Once the pictures are set aside, transcribe the remaining data exactly.

══ SUPPLIED DATA ══

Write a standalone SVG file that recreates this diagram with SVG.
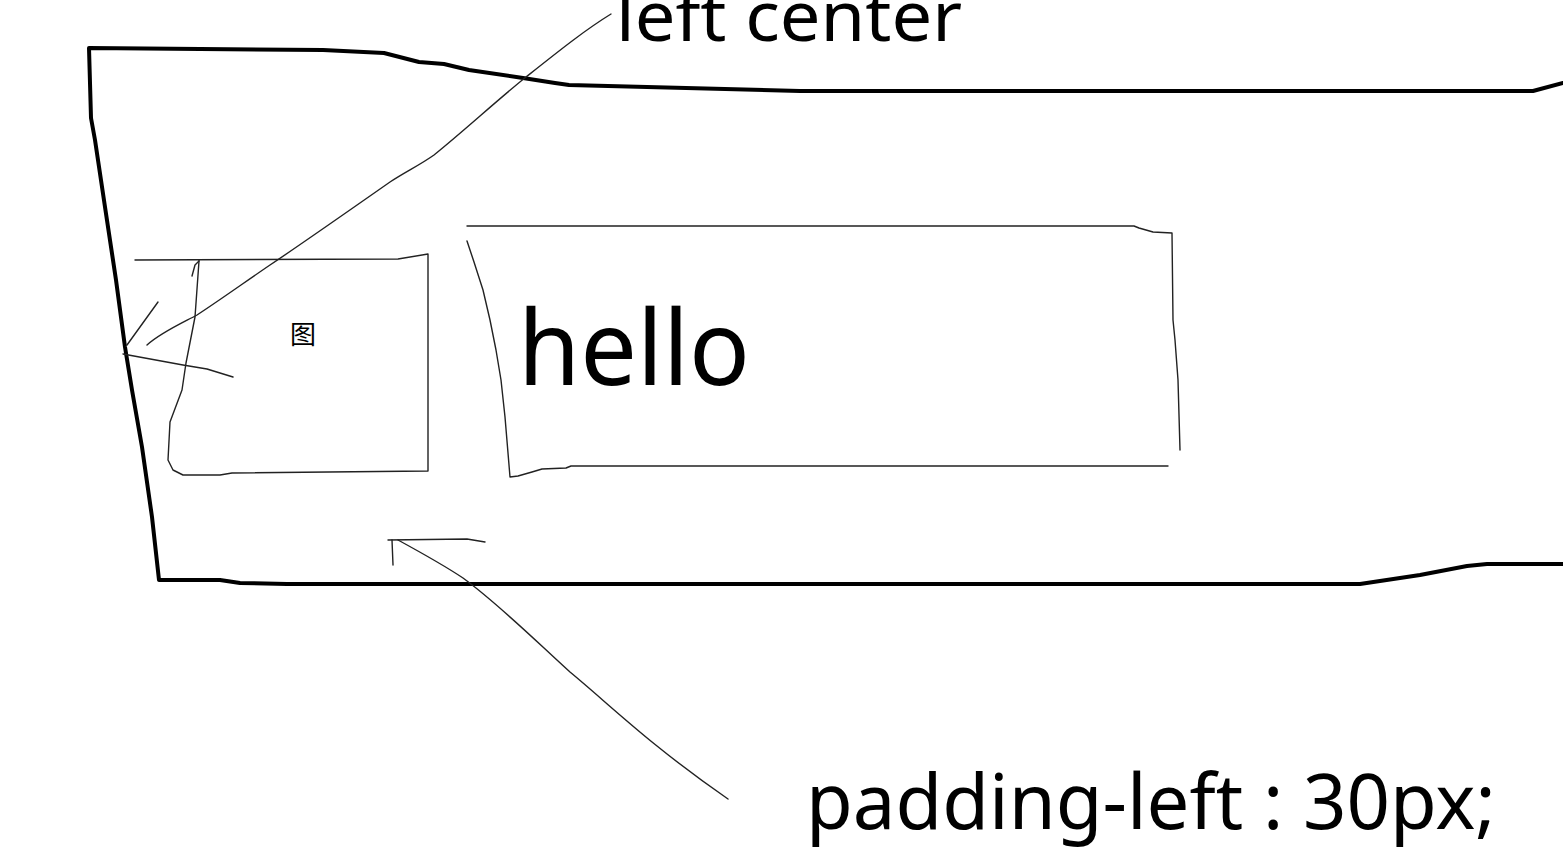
<svg xmlns="http://www.w3.org/2000/svg" width="1563" height="855" viewBox="0 0 1563 855">
<style>
.thick{fill:none;stroke:#000;stroke-width:4;stroke-linejoin:round;stroke-linecap:round}
.thin{fill:none;stroke:#222;stroke-width:1.4;stroke-linejoin:round;stroke-linecap:round}
.lbl{font-family:"Noto Sans","Open Sans","Liberation Sans",sans-serif;fill:#000}
</style>
<rect width="1563" height="855" fill="#fff"/>
<g id="container">
<path class="thick" d="M1563,83 L1533,91 L800,91 L569,85 L555,83 L523,78 L469,70 L444,64 L419,62 L384,53 L323,50 L89,48 L91,118 L95,140 L105,207 L116,280 L125,347 L132,390 L142,447 L152,517 L159,580 L220,580 L240,583 L287,584 L1360,584 L1420,575 L1467,566 L1487,564 L1563,564"/>
</g>
<g id="image-box">
<path class="thin" d="M135,260 L398,259 L428,254 L428,471 L232,473 L220,475 L183,475 L173,470 L168,460 L170,422 L182,390 L186,363 L195,317 L199,261"/>
<path class="thin" d="M192,276 L195,265 L199,261"/>
<text class="lbl" x="303" y="344" font-size="26" text-anchor="middle" style="font-family:'Noto Sans CJK SC','Noto Sans',sans-serif">图</text>
</g>
<g id="hello-box">
<path class="thin" d="M467,226 L1134,226 L1139,228 L1153,232 L1172,233 L1173,320 L1175,340 L1178,380 L1180,450"/>
<path class="thin" d="M467,241 L474,262 L483,290 L490,320 L496,350 L501,380 L505,417 L510,477 L518,476 L532,472 L542,469 L566,468 L571,466 L1168,466"/>
<text class="lbl" x="518" y="385" font-size="104" textLength="232" lengthAdjust="spacingAndGlyphs">hello</text>
</g>
<g id="connectors">
<path class="thin" d="M611,14 C585,30 560,50 526,77 C495,102 465,130 434,155 C420,165 405,172 390,182 C350,210 300,245 270,265 C245,282 220,300 197,315 C180,324 160,333 147,345"/>
<path class="thin" d="M127,345 L158,302"/>
<path class="thin" d="M123,354 L183,365 L207,369 L233,377"/>
<path class="thin" d="M388,540 L467,539 L485,542"/>
<path class="thin" d="M392,540 L393,565"/>
<path class="thin" d="M398,540 C420,552 445,566 463,578 C500,605 540,645 570,672 C610,705 650,745 728,799"/>
</g>
<g id="label-left-center">
<text class="lbl" x="616" y="41" font-size="70" textLength="346" lengthAdjust="spacingAndGlyphs">left center</text>
</g>
<g id="label-padding">
<text class="lbl" x="806" y="829" font-size="76" textLength="690" lengthAdjust="spacingAndGlyphs">padding-left : 30px;</text>
</g>
</svg>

═══

CORRECT OUTPUT |
Write a standalone SVG file that recreates this diagram with SVG.
<svg xmlns="http://www.w3.org/2000/svg" width="1563" height="855" viewBox="0 0 1563 855">
<style>
.thick{fill:none;stroke:#000;stroke-width:4;stroke-linejoin:round;stroke-linecap:round}
.thin{fill:none;stroke:#222;stroke-width:1.4;stroke-linejoin:round;stroke-linecap:round}
.lbl{font-family:"Noto Sans","Open Sans","Liberation Sans",sans-serif;fill:#000}
</style>
<rect width="1563" height="855" fill="#fff"/>
<g id="container">
<path class="thick" d="M1563,83 L1533,91 L800,91 L569,85 L555,83 L523,78 L469,70 L444,64 L419,62 L384,53 L323,50 L89,48 L91,118 L95,140 L105,207 L116,280 L125,347 L132,390 L142,447 L152,517 L159,580 L220,580 L240,583 L287,584 L1360,584 L1420,575 L1467,566 L1487,564 L1563,564"/>
</g>
<g id="image-box">
<path class="thin" d="M135,260 L398,259 L428,254 L428,471 L232,473 L220,475 L183,475 L173,470 L168,460 L170,422 L182,390 L186,363 L195,317 L199,261"/>
<path class="thin" d="M192,276 L195,265 L199,261"/>
<text class="lbl" x="303" y="344" font-size="26" text-anchor="middle" style="font-family:'Noto Sans CJK SC','Noto Sans',sans-serif">图</text>
</g>
<g id="hello-box">
<path class="thin" d="M467,226 L1134,226 L1139,228 L1153,232 L1172,233 L1173,320 L1175,340 L1178,380 L1180,450"/>
<path class="thin" d="M467,241 L474,262 L483,290 L490,320 L496,350 L501,380 L505,417 L510,477 L518,476 L532,472 L542,469 L566,468 L571,466 L1168,466"/>
<text class="lbl" x="518" y="385" font-size="104" textLength="232" lengthAdjust="spacingAndGlyphs">hello</text>
</g>
<g id="connectors">
<path class="thin" d="M611,14 C585,30 560,50 526,77 C495,102 465,130 434,155 C420,165 405,172 390,182 C350,210 300,245 270,265 C245,282 220,300 197,315 C180,324 160,333 147,345"/>
<path class="thin" d="M127,345 L158,302"/>
<path class="thin" d="M123,354 L183,365 L207,369 L233,377"/>
<path class="thin" d="M388,540 L467,539 L485,542"/>
<path class="thin" d="M392,540 L393,565"/>
<path class="thin" d="M398,540 C420,552 445,566 463,578 C500,605 540,645 570,672 C610,705 650,745 728,799"/>
</g>
<g id="label-left-center">
<text class="lbl" x="616" y="41" font-size="70" textLength="346" lengthAdjust="spacingAndGlyphs">left center</text>
</g>
<g id="label-padding">
<text class="lbl" x="806" y="829" font-size="76" textLength="690" lengthAdjust="spacingAndGlyphs">padding-left : 30px;</text>
</g>
</svg>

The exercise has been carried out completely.